A native of Winter Park, Florida, Hall was a student at Xavier University of Louisiana when he was called to active duty in 1942, according to the U.S. Air Force.

As a member of the renowned “Red Tails” — referred thusly because of the distinctive deep red paint on the tails their aircraft — Hall was trained in munitions and aircraft maintenance and served as a mechanic at Ramitelli Airfield, Italy, with the 332nd Fighter Group during World War II.

Flying P-47s and later P-51s, the 332nd Fighter Group became a part of the 15th Air Force, escorting American heavy bombers flying missions over Italy. Between May 1943 and June 1945, Tuskegee Airmen flew an impressive 15,000 sorties. According to the National World War II Museum, of the roughly 1,000 Black pilots trained during the war, 62 died in combat — the lowest loss record of any escort fighter group.

Hall’s distinguished career spanned three decades and three wars, yet his service was often punctuated by harassment and racial discrimination.

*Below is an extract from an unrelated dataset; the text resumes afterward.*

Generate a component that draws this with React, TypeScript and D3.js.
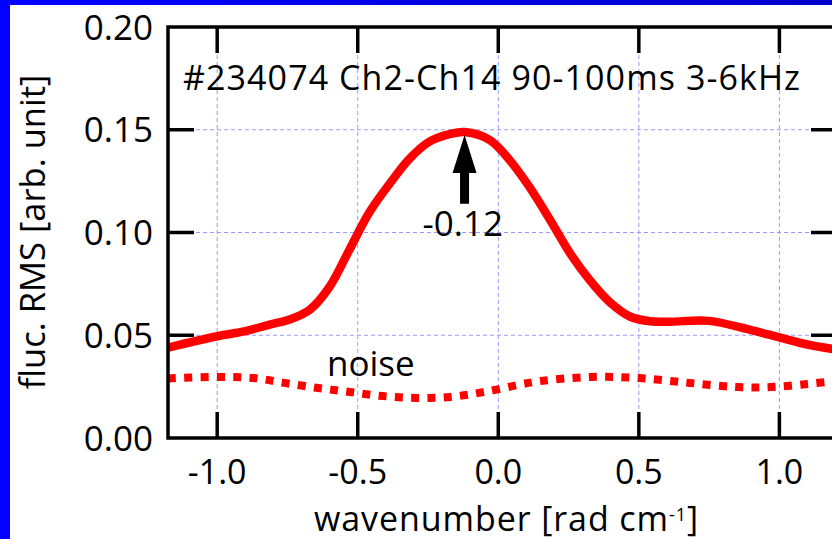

Despite the integration of the Air Force in 1948, Hall recalled that his unit, once flying an operation from South Carolina to the Gulf of Mexico, had “to divert because they were not allowed to fly over Georgia or arm their weapons until they were across the Gulf of Mexico because they were black.”

Retiring from the Air Force in 1973, Hall was present in 2007 as the Tuskegee Airmen were awarded the Congressional Gold Medal by then-President George W. Bush for valor and flying with distinction during WWII.

In 2015 Hall was forever memorialized in his hometown of Winter Park with a statue erected in his honor outside the Hannibal Square Heritage Center.